A substantial number of proxy reconstructions of annual or decadal NH mean surface temperature are now available (see Figure 6.11, and the reviews by Jones et al., 2001 and Jones and Mann, 2004). Several new reconstructions have been published, some of which suggest larger variations over the last millennium than assessed in the TAR, but uncertainty remains in the magnitude of inter-decadal to inter-centennial variability. This uncertainty arises because different studies rely on different proxy data or use different reconstruction methods (Section 6.6.1). Nonetheless, NH mean temperatures in the second half of the 20th century were likely warmer than in any other 50-year period in the last 1.3 kyr (Chapter 6), and very likely warmer than any such period in the last 500 years. Temperatures subsequently decreased, and then rose rapidly during the most recent 100 years. This long-term tendency is punctuated by substantial shorter-term variability (Figure 6.10). For example, cooler conditions with temperatures 0.5°C to 1°C below the 20th-century mean value are found in the 17th and early 18th centuries.

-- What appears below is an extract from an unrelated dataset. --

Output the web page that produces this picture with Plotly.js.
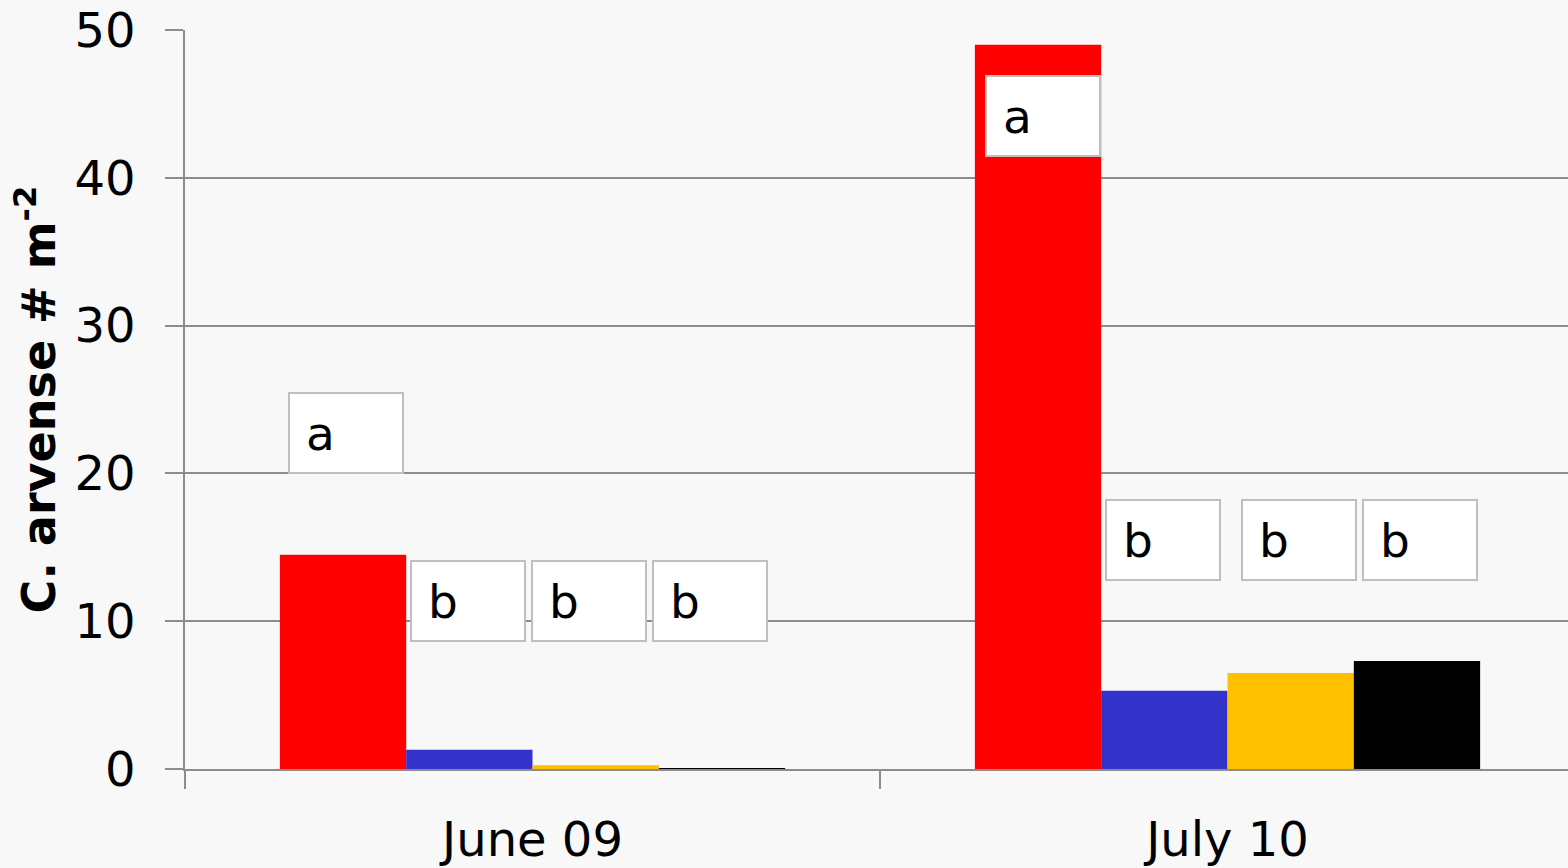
<!DOCTYPE html>
<html>
<head>
<meta charset="utf-8">
<script src="https://cdn.plot.ly/plotly-3.0.1.min.js"></script>
<style>
html,body{margin:0;padding:0;background:#f8f8f8;overflow:hidden;}
#chart{width:1575px;height:868px;}
</style>
</head>
<body>
<div id="chart"></div>
<script>
// Data
const categories = ["June 09", "July 10"];
const seriesNames = ["Treatment 1", "Treatment 2", "Treatment 3", "Treatment 4"];
const series1 = [14.5, 49.0];
const series2 = [1.3, 5.3];
const series3 = [0.25, 6.5];
const series4 = [0.05, 7.3];
const letters = [["a", "b", "b", "b"], ["a", "b", "b", "b"]];

// Styles
const colors = ["#ff0000", "#3333cc", "#ffc000", "#000000"];
const allSeries = [series1, series2, series3, series4];

const traces = allSeries.map((vals, i) => ({
  type: "bar",
  name: seriesNames[i],
  x: categories,
  y: vals,
  marker: {color: colors[i], line: {width: 0}},
  hoverinfo: "x+y+name"
}));

// annotation label placement (layout, not data)
const labelOffsets = [[-0.268, -0.093, 0.081, 0.255], [-0.266, -0.093, 0.103, 0.277]];
const labelHeights = [[22.7, 11.4, 11.4, 11.4], [44.2, 15.5, 15.5, 15.5]];

const annotations = [];
letters.forEach((row, c) => {
  row.forEach((t, j) => {
    annotations.push({
      xref: "x", yref: "y",
      x: c + labelOffsets[c][j],
      y: labelHeights[c][j],
      text: "\u00a0" + t,
      showarrow: false,
      align: "left",
      valign: "middle",
      width: 110,
      height: 76,
      bgcolor: "#ffffff",
      bordercolor: "#bfbfbf",
      borderwidth: 2,
      borderpad: 1,
      font: {family: "DejaVu Sans, Verdana, sans-serif", size: 47, color: "#000000"}
    });
  });
});

const layout = {
  width: 1575,
  height: 868,
  margin: {l: 185, r: 0, t: 30, b: 99},
  paper_bgcolor: "#f8f8f8",
  plot_bgcolor: "#f8f8f8",
  barmode: "group",
  bargap: 0.273,
  bargroupgap: 0,
  showlegend: false,
  font: {family: "DejaVu Sans, Verdana, sans-serif", color: "#000000"},
  xaxis: {
    type: "category",
    tickson: "boundaries",
    ticks: "outside",
    ticklen: 18,
    tickwidth: 1.5,
    tickcolor: "#8c8c8c",
    showgrid: false,
    showline: true,
    linecolor: "#8c8c8c",
    linewidth: 1.5,
    zeroline: false,
    tickfont: {size: 48, family: "DejaVu Sans, Verdana, sans-serif"},
    ticklabelstandoff: 28
  },
  yaxis: {
    range: [0, 50],
    dtick: 10,
    tick0: 0,
    ticks: "outside",
    ticklen: 18,
    tickwidth: 1.5,
    tickcolor: "#8c8c8c",
    showgrid: true,
    gridcolor: "#8c8c8c",
    gridwidth: 1.5,
    showline: true,
    linecolor: "#8c8c8c",
    linewidth: 1.5,
    zeroline: false,
    tickfont: {size: 48, family: "DejaVu Sans, Verdana, sans-serif"},
    ticklabelstandoff: 20,
    title: {
      text: "<b>C. arvense # m<sup>-2</sup></b>",
      font: {size: 46, family: "DejaVu Sans, Verdana, sans-serif"},
      standoff: 4
    }
  },
  annotations: annotations
};

Plotly.newPlot("chart", traces, layout, {displayModeBar: false});
</script>
</body>
</html>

A number of simulations of the last millennium (Figure 6.13) have been performed using a range of models, including some simulations with AOGCMs (e.g., Crowley, 2000; Goosse and Renssen, 2001; Bertrand et al., 2002; Bauer et al., 2003; Gerber et al., 2003; see also Gonzalez-Rouco et al., 2003; Jones and Mann, 2004; Zorita et al., 2004; Weber, 2005; Tett et al., 2007). These simulations use different reconstructions of external forcing, particularly solar, volcanic and greenhouse gas forcing, and often include land use changes (e.g., Bertrand et al., 2002; Stendel et al., 2006; Tett et al., 2007). While the use of different models and forcing reconstructions leads to differences, the simulated evolution of the NH annual mean surface temperature displays some common characteristics between models that are consistent with the broad features of the data (Figures 6.13 and 9.4). For example, all simulations show relatively cold conditions during the period around 1675 to 1715 in response to natural forcing, which is in qualitative agreement with the proxy reconstructions. In all simulations shown in Figure 6.13, the late 20th century is warmer than any other multi-decadal period during the last millennium. In addition, there is significant correlation between simulated and reconstructed variability (e.g., Yoshimori et al., 2005). By comparing simulated and observed atmospheric CO₂ concentration during the last 1 kyr, Gerber et al. (2003) suggest that the amplitude of the temperature evolution simulated by simple climate models and EMICs is consistent with the observed evolution of CO₂. Since reconstructions of external forcing are virtually independent from the reconstructions of past temperatures, this broad consistency increases confidence in the broad features of the reconstructions and the understanding of the role of external forcing in recent climate variability. The simulations also show that it is not possible to reproduce the large 20th-century warming without anthropogenic forcing regardless of which solar or volcanic forcing reconstruction is used (Crowley, 2000; Bertrand et al., 2002; Bauer et al., 2003; Hegerl et al., 2003, 2007), stressing the impact of human activity on the recent warming.

While there is broad qualitative agreement between simulated and reconstructed temperatures, it is difficult to fully assess model-simulated variability because of uncertainty in the magnitude of historical variations in the reconstructions and differences in the sensitivity to external forcing (Table 8.2). The role of internal variability has been found to be smaller than that of the forced variability for hemispheric temperature means at decadal or longer time scales (Crowley, 2000; Hegerl et al., 2003; Goosse et al., 2004; Weber et al., 2004; Hegerl et al., 2007; Tett et al., 2007), and thus internal variability is a relatively small contributor to differences between different simulations of NH mean temperature. Other sources of uncertainty in simulations include model ocean initial conditions, which, for example, explain the warm conditions found in the Zorita et al. (2004) simulation during the first part of the millennium (Goosse et al., 2005b; Osborn et al., 2006) (Errata).